For small businesses, the report is a mixed blessing. Steady demand for workers in restaurants, hotels, and wholesale suggests Main Street is still trying to staff up heading into summer. But flat quits mean less turnover, which cuts down on the constant scramble to replace departing employees, a headache and expense that hits small shops hardest. A calmer labor market can be easier to plan around, even if it is less exciting.
The data also lands on the desk of the Federal Reserve, and that reaches every household. The central bank watches JOLTS closely for signs of whether the job market is running too hot or cooling too fast, because that feeds its decisions on interest rates. A labor market that is stable but not overheating gives the Fed room to consider lowering rates later this year, which would eventually filter down to cheaper mortgages, car loans, and credit-card balances for ordinary families.
The bigger picture from Tuesday’s numbers is a labor market that has, in the words of some economists, turned a corner toward stability and maybe even modest growth, without the churn that defined the hiring frenzy of a few years ago.
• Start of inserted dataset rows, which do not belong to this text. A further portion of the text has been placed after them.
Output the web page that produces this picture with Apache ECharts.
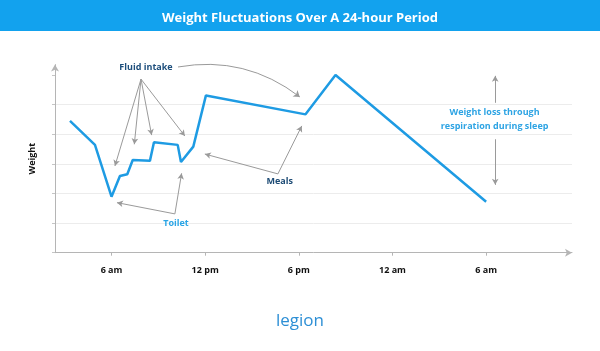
<!DOCTYPE html>
<html>
<head>
<meta charset="utf-8">
<script src="https://cdn.jsdelivr.net/npm/echarts@6/dist/echarts.min.js"></script>
<style>html,body{margin:0;padding:0;background:#fff;}#c{width:600px;height:351px;}</style>
</head>
<body>
<div id="c"></div>
<script>
// Hours (6 = 6 am day 1, 30 = 6 am day 2) and weight (arbitrary units)
var hours   = [3.34, 4.94, 6.0, 6.54, 7.01, 7.36, 8.46, 8.72, 10.24, 10.45, 11.24, 12.05, 18.43, 20.35, 30.0];
var weights = [4.45, 3.64, 1.89, 2.59, 2.65, 3.13, 3.10, 3.73, 3.64, 3.06, 3.58, 5.31, 4.67, 6.0, 1.72];
var tickHours  = [6, 12, 18, 24, 30];
var tickLabels = ['6 am', '12 pm', '6 pm', '12 am', '6 am'];
var weightTicks = [0, 1, 2, 3, 4, 5, 6];

// annotation anchors in data units [hour, weight]
var fluidText = [8.21, 6.24];
var fluidFrom = [7.89, 5.86];
var fluidTo = [[6.22, 2.93], [7.46, 3.66], [8.57, 3.97], [10.70, 3.94]];
var fluidCurve = [[10.26, 6.27], [18.06, 5.26]];
var toiletText = [10.13, 0.98];
var toiletFrom = [10.06, 1.31];
var toiletTo = [[6.35, 1.69], [10.49, 2.68]];
var mealsText = [16.78, 2.40];
var mealsFrom = [16.66, 2.66];
var mealsTo = [[11.98, 3.33], [18.19, 4.28]];
var sleepText = [30.54, 4.49];
var sleepArrows = [[[30.58, 5.06], [30.58, 5.97]], [[30.58, 3.83], [30.58, 2.29]]];

var FONT = '"Open Sans", sans-serif';
var data = hours.map(function (h, i) { return [h, weights[i]]; });

var lines = [];
fluidTo.forEach(function (t) { lines.push([{ coord: fluidFrom }, { coord: t }]); });
toiletTo.forEach(function (t) { lines.push([{ coord: toiletFrom }, { coord: t }]); });
mealsTo.forEach(function (t) { lines.push([{ coord: mealsFrom }, { coord: t }]); });
sleepArrows.forEach(function (a) { lines.push([{ coord: a[0] }, { coord: a[1] }]); });

function textPoint(coord, text, color) {
  return {
    coord: coord, value: text, symbol: 'circle', symbolSize: 0,
    label: { show: true, position: 'inside', formatter: text, color: color,
      fontFamily: FONT, fontWeight: 'bold', fontSize: 9, lineHeight: 14, align: 'center' }
  };
}
var arrowStyle = { color: '#9a9a9a', width: 1, type: 'solid' };

var chart = echarts.init(document.getElementById('c'), null, { renderer: 'canvas' });
chart.setOption({
  animation: false,
  backgroundColor: '#ffffff',
  graphic: [
    { type: 'rect', left: 0, top: 0, shape: { width: 600, height: 31 }, style: { fill: '#12a2ee' }, z: 0 },
    { type: 'text', left: 'center', top: 313, style: { text: 'legion', fill: '#2d8fd5', fontFamily: FONT, fontSize: 17, fontWeight: 'normal' } }
  ],
  title: {
    text: 'Weight Fluctuations Over A 24-hour Period',
    left: 'center', top: 7,
    textStyle: { color: '#ffffff', fontFamily: FONT, fontWeight: 'bold', fontSize: 13 }
  },
  grid: { left: 55, right: 28, top: 64.6, bottom: 98.3 },
  xAxis: {
    type: 'value', min: 2.38, max: 35.5,
    axisLine: { lineStyle: { color: '#b5b5b5', width: 1 }, symbol: ['none', 'arrow'], symbolSize: [6, 7] },
    axisTick: { show: true, customValues: tickHours, length: 3, lineStyle: { color: '#b5b5b5' } },
    axisLabel: {
      customValues: tickHours, margin: 13, color: '#111', fontFamily: FONT, fontWeight: 'bold', fontSize: 9,
      formatter: function (v) { var i = tickHours.indexOf(v); return i >= 0 ? tickLabels[i] : ''; }
    },
    splitLine: { show: false }
  },
  yAxis: {
    type: 'value', min: 0, max: 6.35,
    name: 'Weight', nameLocation: 'middle', nameGap: 18, nameRotate: 90,
    nameTextStyle: { color: '#111', fontFamily: FONT, fontWeight: 'bold', fontSize: 9 },
    axisLine: { show: true, lineStyle: { color: '#b5b5b5', width: 1 }, symbol: ['none', 'arrow'], symbolSize: [6, 7] },
    axisTick: { show: true, customValues: weightTicks, length: 3, lineStyle: { color: '#c5c5c5' } },
    axisLabel: { show: false, customValues: weightTicks },
    splitLine: { show: true, showMaxLine: false, lineStyle: { color: '#ececec', width: 1 } }
  },
  series: [{
    type: 'line', data: data, symbol: 'none',
    lineStyle: { color: '#1e9be3', width: 2.5 },
    markLine: {
      silent: true, symbol: ['none', 'arrow'], symbolSize: [5, 6],
      label: { show: false },
      lineStyle: arrowStyle,
      emphasis: { disabled: true },
      data: lines
    },
    markPoint: {
      silent: true,
      data: [
        textPoint(fluidText, 'Fluid intake', '#1d4e7c'),
        textPoint(toiletText, 'Toilet', '#2aa5e6'),
        textPoint(mealsText, 'Meals', '#1d4b75'),
        textPoint(sleepText, 'Weight loss through\nrespiration during sleep', '#2ea4e4')
      ]
    }
  }, {
    type: 'lines', coordinateSystem: 'cartesian2d', silent: true, clip: false,
    symbol: ['none', 'arrow'], symbolSize: [5, 6],
    lineStyle: { color: '#9a9a9a', width: 1, type: 'solid', curveness: 0.22, opacity: 1 },
    data: [{ coords: [fluidCurve[0], fluidCurve[1]] }]
  }]
});
</script>
</body>
</html>
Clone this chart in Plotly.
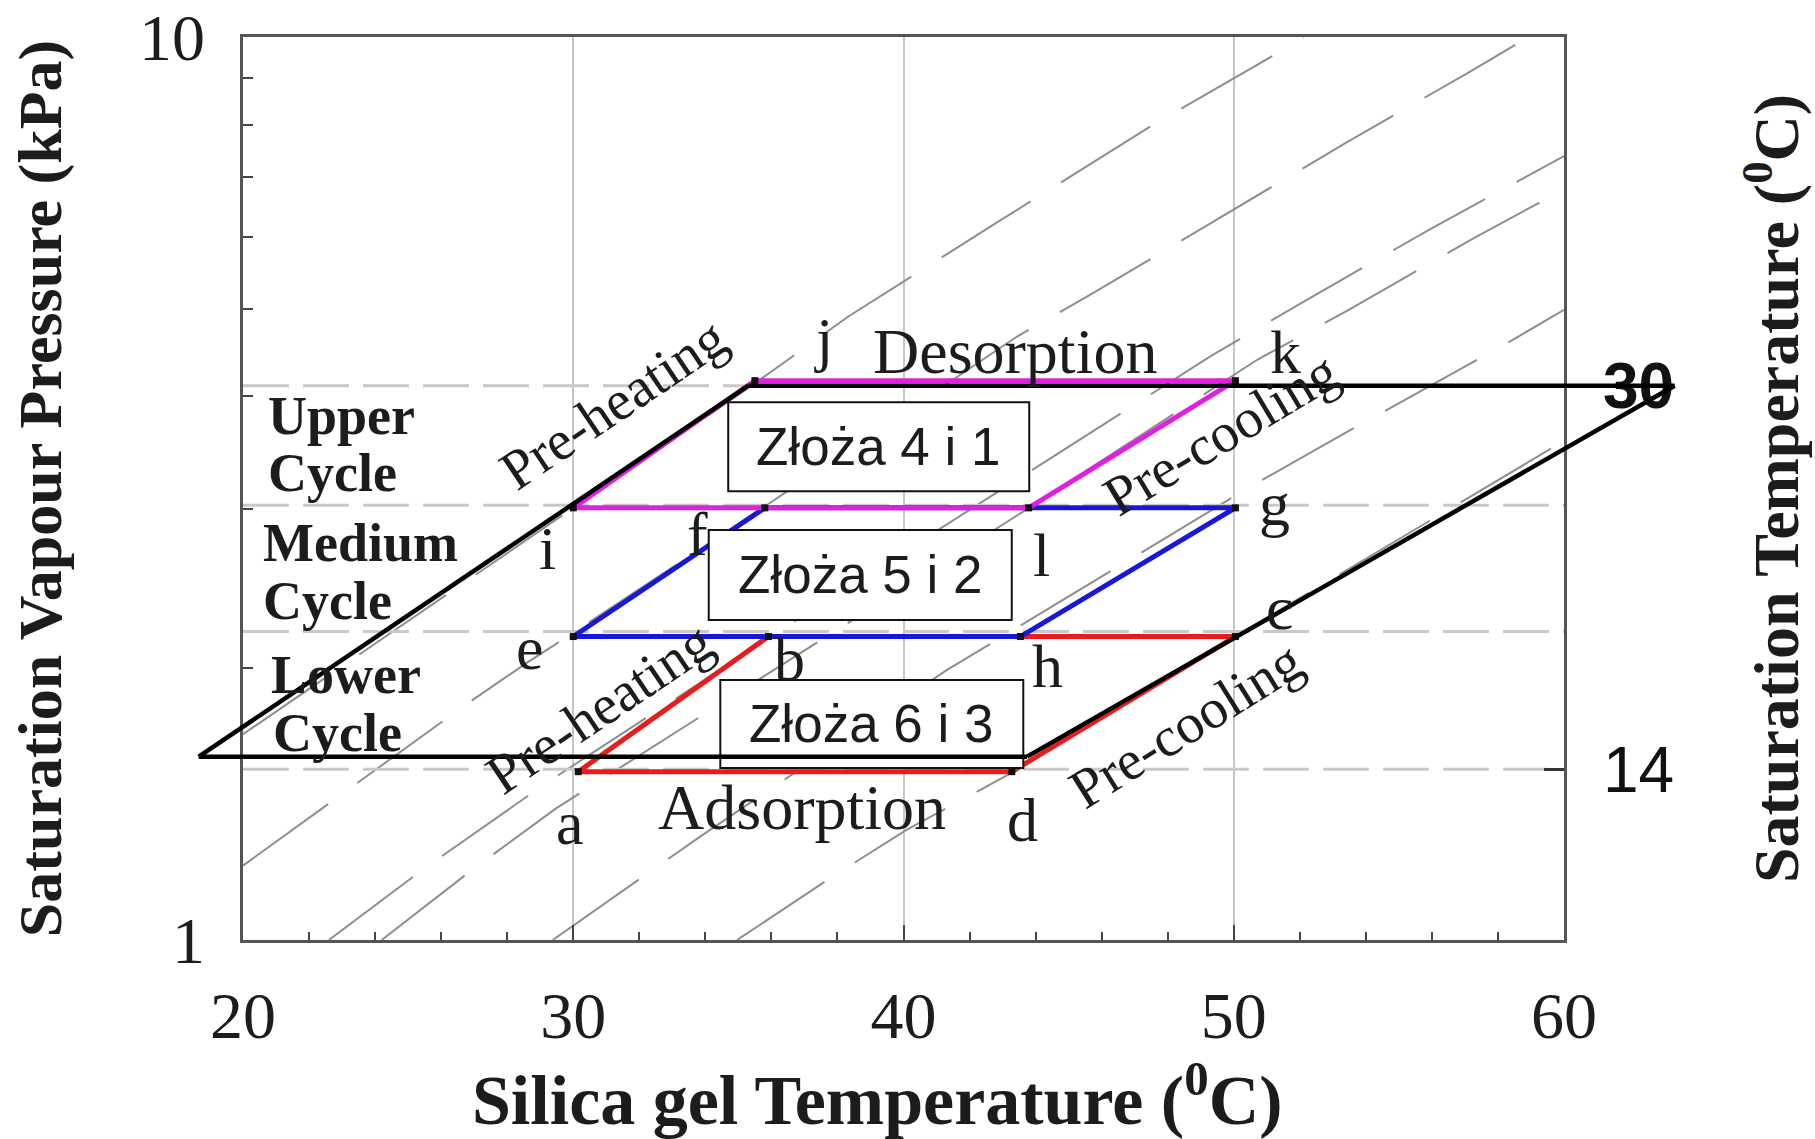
import math
import plotly.graph_objects as go

# ---------------- data ----------------
# Silica-gel temperature (deg C) / saturation vapour pressure (kPa) of cycle corners
lower_T = [30.15, 35.91, 50.05, 43.28, 30.15]      # a b c d a
lower_P = [1.536, 2.168, 2.168, 1.536, 1.536]
medium_T = [30.0, 35.8, 50.05, 43.54, 30.0]        # e f g h e
medium_P = [2.168, 3.01, 3.01, 2.168, 2.168]
upper_T = [30.0, 35.5, 50.05, 43.79, 30.0]         # i j k l i
upper_P = [3.01, 4.163, 4.163, 3.01, 3.01]

# outer (black) envelope
envelope_T = [18.66, 35.3, 63.35, 43.74]
envelope_P = [1.596, 4.11, 4.11, 1.596]

# saturation levels (horizontal dashed lines) and right-axis labels
level_P = [4.11, 3.03, 2.196, 1.546]
right_tick_P = [4.11, 1.546]
right_tick_text = ["<b>30</b>", "14"]

# isosteres (grey dashed)
iso_T = [
    [20.00, 30.00, 35.51, 38.33, 42.88, 47.48, 52.12],
    [20.00, 22.87, 26.66, 28.58, 29.95, 35.83, 43.44, 45.66, 49.55, 53.38, 57.17, 58.93],
    [22.60, 25.35, 29.18, 35.91, 49.29, 52.12, 55.91, 59.80, 60.00],
    [24.20, 26.86, 29.48, 43.79, 50.71, 53.48, 57.27, 60.00],
    [29.38, 33.83, 41.32, 50.51, 53.64, 58.28, 60.00],
    [34.96, 37.92, 40.09, 43.28, 50.05, 57.78, 60.00],
]
iso_P = [
    [1.69, 3.008, 4.137, 4.903, 6.248, 7.961, 9.975],
    [1.209, 1.441, 1.813, 2.026, 2.183, 3.026, 4.659, 5.183, 6.302, 7.630, 9.161, 10.0],
    [1.0, 1.190, 1.492, 2.159, 4.429, 5.094, 6.116, 7.312, 7.38],
    [1.0, 1.190, 1.399, 3.008, 4.391, 4.988, 5.988, 6.783],
    [1.0, 1.301, 1.991, 3.178, 3.689, 4.582, 4.988],
    [1.0, 1.180, 1.324, 1.532, 2.168, 3.200, 3.571],
]

box_text = ["Złoża 4 i 1", "Złoża 5 i 2", "Złoża 6 i 3"]
box_T = [39.25, 38.69, 39.04]
box_P = [3.518, 2.537, 1.735]

x_ticks = [20, 30, 40, 50, 60]
x_minor = [22, 24, 26, 28, 32, 34, 36, 38, 42, 44, 46, 48, 52, 54, 56, 58]
y_ticks = [1, 10]
y_minor = [2, 3, 4, 5, 6, 7, 8, 9]

X_RANGE = [20, 60]
Y_LOG_RANGE = [0, 1]

# ---------------- layout geometry ----------------
FIG_W, FIG_H = 1815, 1139
PAPER_L, PAPER_R = 170, 1700           # paper wide enough for the envelope
PLOT_L, PLOT_R, PLOT_T, PLOT_B = 243, 1564, 37, 940
W = PAPER_R - PAPER_L
x_dom = [(PLOT_L - PAPER_L) / W, (PLOT_R - PAPER_L) / W]
unit = (X_RANGE[1] - X_RANGE[0]) / (x_dom[1] - x_dom[0])
x2_range = [X_RANGE[0] - x_dom[0] * unit, X_RANGE[1] + (1 - x_dom[1]) * unit]
log_per_px = (Y_LOG_RANGE[1] - Y_LOG_RANGE[0]) / (PLOT_B - PLOT_T)
BOX_SIZES = [(301, 89), (303, 90), (303, 88)]

SERIF = "Liberation Serif"
SANS = "Liberation Sans"
TXT = "#1c1c1c"

fig = go.Figure()

# isosteres
for t, p in zip(iso_T, iso_P):
    fig.add_trace(go.Scatter(x=t, y=p, mode="lines",
                             line=dict(color="#8e8e8e", width=2, dash="105px,36px"),
                             hoverinfo="skip", showlegend=False))

# horizontal saturation levels
for p in level_P:
    fig.add_trace(go.Scatter(x=X_RANGE, y=[p, p], mode="lines",
                             line=dict(color="#c9c9c9", width=3, dash="46px,14px"),
                             hoverinfo="skip", showlegend=False))

# cycles
for t, p, col in [(lower_T, lower_P, "#e81c1c"),
                  (medium_T, medium_P, "#1818d8"),
                  (upper_T, upper_P, "#e020e0")]:
    fig.add_trace(go.Scatter(x=t, y=p, mode="lines",
                             line=dict(color=col, width=5),
                             hoverinfo="skip", showlegend=False))

# corner points
corner_T = lower_T[:4] + medium_T[:4] + upper_T[:4]
corner_P = lower_P[:4] + medium_P[:4] + upper_P[:4]
fig.add_trace(go.Scatter(x=corner_T, y=corner_P, mode="markers",
                         marker=dict(symbol="square", size=7, color="#111111"),
                         hoverinfo="skip", showlegend=False))

# invisible traces activating the right axis and the wide envelope subplot
fig.add_trace(go.Scatter(x=[X_RANGE[1]] * len(right_tick_P), y=right_tick_P, yaxis="y2",
                         mode="markers", marker=dict(opacity=0),
                         hoverinfo="skip", showlegend=False))
fig.add_trace(go.Scatter(x=envelope_T, y=envelope_P, xaxis="x2", yaxis="y",
                         mode="markers", marker=dict(opacity=0),
                         hoverinfo="skip", showlegend=False))

# ---------------- shapes: boxes, then the black envelope on top ----------------
shapes = []
for t, p, (w, h) in zip(box_T, box_P, BOX_SIZES):
    lp = math.log10(p)
    half = (h / 2) * log_per_px
    shapes.append(dict(type="rect", xref="x", yref="y", layer="above",
                       xsizemode="pixel", xanchor=t, x0=-w / 2, x1=w / 2,
                       y0=10 ** (lp - half), y1=10 ** (lp + half),
                       fillcolor="white", line=dict(color="#111111", width=2)))
n = len(envelope_T)
for k in range(n):
    shapes.append(dict(type="line", xref="x2", yref="y", layer="above",
                       x0=envelope_T[k], y0=envelope_P[k],
                       x1=envelope_T[(k + 1) % n], y1=envelope_P[(k + 1) % n],
                       line=dict(color="black", width=4.5)))

# ---------------- annotations ----------------
ann = []
for txt, x, y in [("Upper", 20.69, 0.5798), ("Cycle", 20.71, 0.5167),
                  ("Medium", 20.56, 0.4395), ("Cycle", 20.56, 0.3749),
                  ("Lower", 20.80, 0.2940), ("Cycle", 20.84, 0.2290)]:
    ann.append(dict(text=txt, x=x, y=y, xref="x", yref="y", showarrow=False,
                    xanchor="left", yanchor="middle",
                    font=dict(family=SERIF, size=54, color=TXT, weight="bold")))

for txt, x, y in [("a", 29.89, 0.1297), ("b", 36.56, 0.3117), ("c", 51.41, 0.3682),
                  ("d", 43.61, 0.1334), ("e", 28.70, 0.3236), ("f", 33.75, 0.4491),
                  ("g", 51.23, 0.4823), ("h", 44.37, 0.3032), ("i", 29.22, 0.4343),
                  ("j", 37.59, 0.6651), ("k", 51.57, 0.6507), ("l", 44.19, 0.4269)]:
    ann.append(dict(text=txt, x=x, y=y, xref="x", yref="y", showarrow=False,
                    xanchor="center", yanchor="middle",
                    font=dict(family=SERIF, size=62, color=TXT)))

for txt, x, y in [("Desorption", 43.38, 0.6521), ("Adsorption", 36.92, 0.1463)]:
    ann.append(dict(text=txt, x=x, y=y, xref="x", yref="y", showarrow=False,
                    xanchor="center", yanchor="middle",
                    font=dict(family=SERIF, size=64, color=TXT)))

for txt, x, y, ang in [("Pre-heating", 31.20, 0.5938, -34), ("Pre-heating", 30.79, 0.2573, -34),
                       ("Pre-cooling", 49.60, 0.5605, -31), ("Pre-cooling", 48.54, 0.2385, -32)]:
    ann.append(dict(text=txt, x=x, y=y, xref="x", yref="y", showarrow=False,
                    xanchor="center", yanchor="middle", textangle=ang,
                    font=dict(family=SERIF, size=56, color=TXT)))

for txt, t, p in zip(box_text, box_T, box_P):
    ann.append(dict(text=txt, x=t, y=math.log10(p), xref="x", yref="y", showarrow=False,
                    xanchor="center", yanchor="middle",
                    font=dict(family=SANS, size=53, color=TXT)))

fig.update_layout(
    width=FIG_W, height=FIG_H, autosize=False,
    margin=dict(l=PAPER_L, r=FIG_W - PAPER_R, t=PLOT_T, b=FIG_H - PLOT_B, pad=0),
    paper_bgcolor="white", plot_bgcolor="rgba(0,0,0,0)",
    showlegend=False,
    shapes=shapes,
    annotations=ann,
    xaxis=dict(domain=x_dom, range=X_RANGE, tickmode="array", tickvals=x_ticks,
               ticks="inside", ticklen=15, tickwidth=2, tickcolor="#444",
               showline=True, mirror=True, linecolor="#555", linewidth=2.5,
               showgrid=True, gridcolor="#c6c6c6", gridwidth=1.5, zeroline=False,
               tickfont=dict(family=SERIF, size=66, color=TXT), ticklabelstandoff=16,
               minor=dict(tickmode="array", tickvals=x_minor, ticks="inside",
                          ticklen=8, tickwidth=2, tickcolor="#444", showgrid=False),
               title=dict(text="Silica gel Temperature (<sup>0</sup>C)&nbsp;&nbsp;&nbsp;",
                          standoff=34,
                          font=dict(family=SERIF, size=70, color=TXT, weight="bold")),
               automargin=False),
    xaxis2=dict(domain=[0, 1], range=x2_range, anchor="y", visible=False),
    yaxis=dict(type="log", range=Y_LOG_RANGE, tickmode="array", tickvals=y_ticks,
               ticktext=[str(v) for v in y_ticks],
               ticks="inside", ticklen=10, tickwidth=2, tickcolor="#444",
               showline=True, mirror=True, linecolor="#555", linewidth=2.5,
               showgrid=False, zeroline=False,
               tickfont=dict(family=SERIF, size=66, color=TXT), ticklabelstandoff=22,
               minor=dict(tickmode="array", tickvals=y_minor, ticks="inside",
                          ticklen=10, tickwidth=2, tickcolor="#444", showgrid=False),
               title=dict(text="Saturation Vapour Pressure (kPa)", standoff=58,
                          font=dict(family=SERIF, size=62, color=TXT, weight="bold")),
               automargin=False),
    yaxis2=dict(type="log", range=Y_LOG_RANGE, overlaying="y", side="right", anchor="x",
                tickmode="array", tickvals=right_tick_P, ticktext=right_tick_text,
                ticks="inside", ticklen=20, tickwidth=2.5, tickcolor="#333",
                showline=False, showgrid=False, zeroline=False,
                tickfont=dict(family=SANS, size=64, color="#111"), ticklabelstandoff=38,
                title=dict(text="Saturation Temperature (<sup>0</sup>C)", standoff=80,
                           font=dict(family=SERIF, size=64, color=TXT, weight="bold")),
                automargin=False),
)

fig.write_html("out.html")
Openings are up, layoffs are low, and paychecks are still landing. What is missing is momentum. Workers are staying put because they are not yet sure the ground is solid enough to take a risk.
The next read comes soon. The Bureau of Labor Statistics is scheduled to release June’s JOLTS figures on August 4, and the closely watched monthly jobs report follows this week. Together they will show whether May’s strength was the start of a real rebound or just another month of a job market stuck in neutral.